Irrigating young bogs

A good irrigation plan manages the volume, frequency, and application of water in an organized and efficient way. A clean abundant water supply is only the first step in Pine Island’s water management program; a detailed irrigation routine is also crucial to our goals.

A cranberry crop’s needs are met in three ways: rain, irrigation, and soil contribution. Unfortunately, farmers have yet to find a way to control the weather, so they must turn to the things that they can control. As it turns out, a study by Bruce Lampinen showed that for many weeks during the growing season, most cranberry beds were too wet. This can especially be a problem in the humid climate of southern New Jersey, and if not dealt with, can cause conditions favorable to fruit rot and root rot. Cranberry beds usually receive up to one inch of water per week from either rain, capillary action from the ground water, irrigation, or a combination of all three. But as conditions can vary from bog to bog, this does not always result in ideal soil conditions.

We have mentioned before our use of tensiometers in monitoring soil moisture. (From UMass: “A tensiometer is a sealed, water-filled tube with a vacuum gauge on the upper end and a porous ceramic tip on the lower end. A tensiometer measures the soil water potential in the soil. As the soil around the tensiometer dries out, water is drawn from the tube through the ceramic tip. This creates a vacuum in the tube that can be read on the vacuum gauge. When the soil water is increased, through rainfall or irrigation, water enters the tube through the porous tip, lowering the gauge reading.”)
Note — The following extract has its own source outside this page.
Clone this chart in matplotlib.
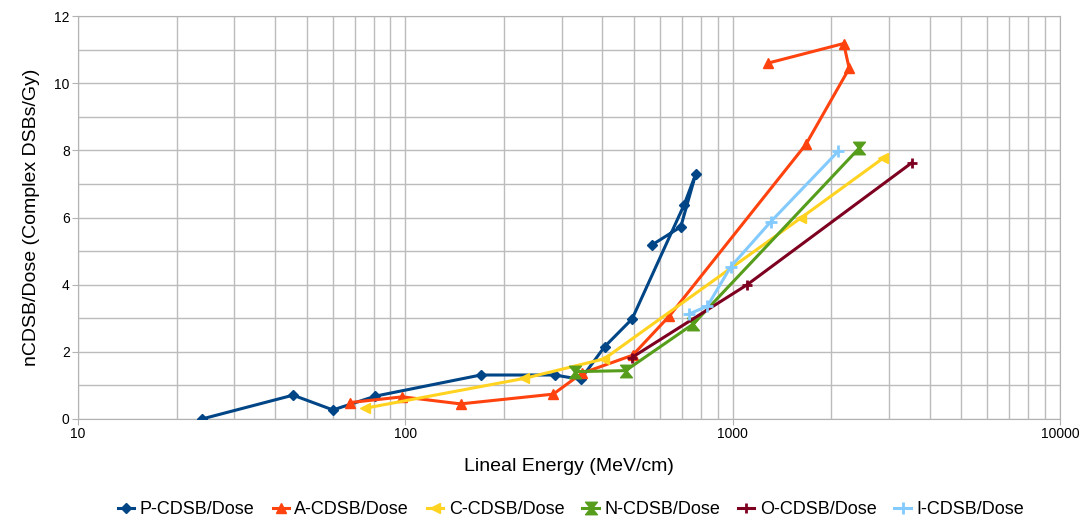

How we measure soil moisture

Lampinen’s study showed that maintaining a water table beneath the bed a sufficient depth to provide water to the root zone by capillary rise while avoiding oversaturation in the root zone, irrigation needs can be met. In order to best measure this, he designed a water level float, or lampinometer, which can be easily assembled using parts from various hardware, plumbing, or garden supply stores, making it an economical choice for growers. The lampinometer is not only less expensive, it also requires less maintenance and is more sensitive to water table fluctuations. (Study.)

Vanessa DeJesus and Casey Koehler started working on the tensiometers two weeks ago. “I basically just make sure the plants have enough water,” Vanessa says. “If they’re looking a little dry, I notify Fred [Torres] and then they decide if they need to start the pumps.” The tensiometers are not infallible, she adds. “They’re mechanical; like everything else, you need to double check things yourself. Just in case.” She’s also training other team members how to do the readings: “I do a little bit of everything. So if I’m not available, someone else can step in. The more you know, the better.” Casey worked with Matt Giberson on measuring and installation and says the physical installation was a lot easier than the prep! (“It’s a lot of math,” Matt says. “Peter Oudemans helped us with the set-up, but once we learned it things went well.”)

Team members Kylie Naylor and Kelvin Colon have also been hard at work heading up this new project, which is currently focused on the young bogs. Young bogs have different needs than older ones, Kelvin says. “They tend to lose more water during the day because there’s no vine canopy.” It’s been a learning process for both of them as well. “We know all about tensiometers, but we’ve never tried anything like this before.”

Kylie explains that they’re looking at the wet and dry numbers and the range in between. “You also need to feel the soil, check the root ball and its moisture level. That will determine if we need to irrigate.”

Once the team began the lampinometer installation (“Matt and I spent two days learning about it,” Kelvin says. “It seemed complicated at first but once we got the hang of it things went smoothly.”) they set up a daily routine to monitor the young bogs. “We’re still putting them in,” says Matt. “But it’s going to be cool to see how they work.”

Kylie agrees: “Figuring it out helps build confidence, I think. Since you have to come at the [irrigation] problem from a different angle, you have to pool your knowledge and make judgment calls. It comes down to having your feet in the bog to know what you need to do.” And with Kylie and Kelvin heading up such a hard-working team, Pine Island Cranberry will continue to improve upon planning and performance!